In the book , there are fictional stories about potential bottlenecks in business and how it’s up to you to create solutions for them. If you can’t solve them, you can’t move on to a new set of problems. You won’t make progress, and there will always be more problems.
One of the most memorable parables is one about a summer camp. Imagine that you are hiking with a group. At the very end of the group, there’s an overweight kid who is a having a hard time and slowing everyone else down. That’s the weak link. How do you solve the problem?
If you said to leave the kid behind…well, that’s the kind of attitude that will keep your business from prospering. A better solution would be to put that kid in front of the line. Then they are more motivated. The other kids behind him want to keep going, so they add to the motivation.

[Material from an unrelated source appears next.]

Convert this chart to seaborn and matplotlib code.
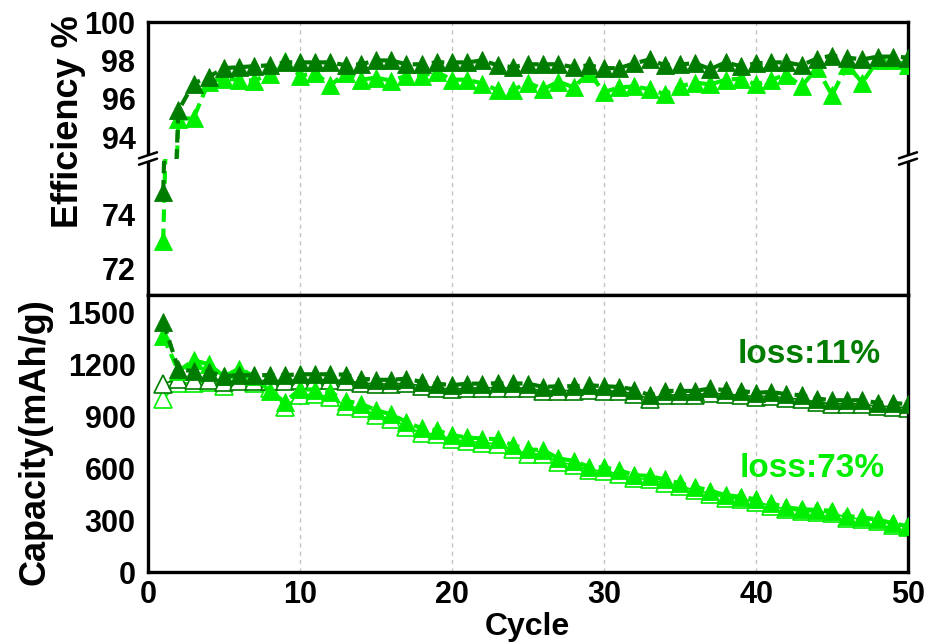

A positive resolution will always be better for your business than one that fails people. Reading this book, this one piece of content, made a difference in my way of thinking about business. Make sure you’re learning the right things.
Dive Deeper:
What Types of Content Should I Focus on in 2019?
In my opinion, 2019 is the year of “Live.” YouTube Live, Facebook Live, Instagram Live are all platforms that we are seriously exploring. We’re even going to start experimenting with Twitch (a live-streaming video platform which is a subsidiary of Amazon):
Right now, we’re using YouTube Live and plan on adding Facebook Live simulcasts. Eventually, we will add Instagram and go from there.
On these branches of popular social media, I can engage with audiences across multiple platforms, on various channels at the same time. Having the ability to respond to comments and answer questions live gives me a complete connection to viewers, which in turn gives me the opportunity to speak directly to them.
Dive Deeper:
Putting It All Together
When you’re new to marketing or building a business online, you should take the time to experiment with multiple channels. You will then be able to see what works effectively for you or your brand. However, you should take care not to spread yourself too thin; you still need to put everything you can into each effort.
In today’s busy world, time is a premium commodity. You can still make the most of it by creating the best content possible and then focus the various channels on leading to that one piece.
Create that 8,000-word, in-depth blog post, then have a live stream that discusses the article. Initiate a conversation with the people mentioned in the post. If you don’t have anyone engaging with you, reach out and engage them instead. Take the initiative.
The content that influences you matters. Whether it’s a book or a blog post like this one, make sure that you’re paying attention to the sources and content types that resonate with you. Reading and listening to quality content can shape your life and help you create better content. Ultimately, this will benefit both you and your business.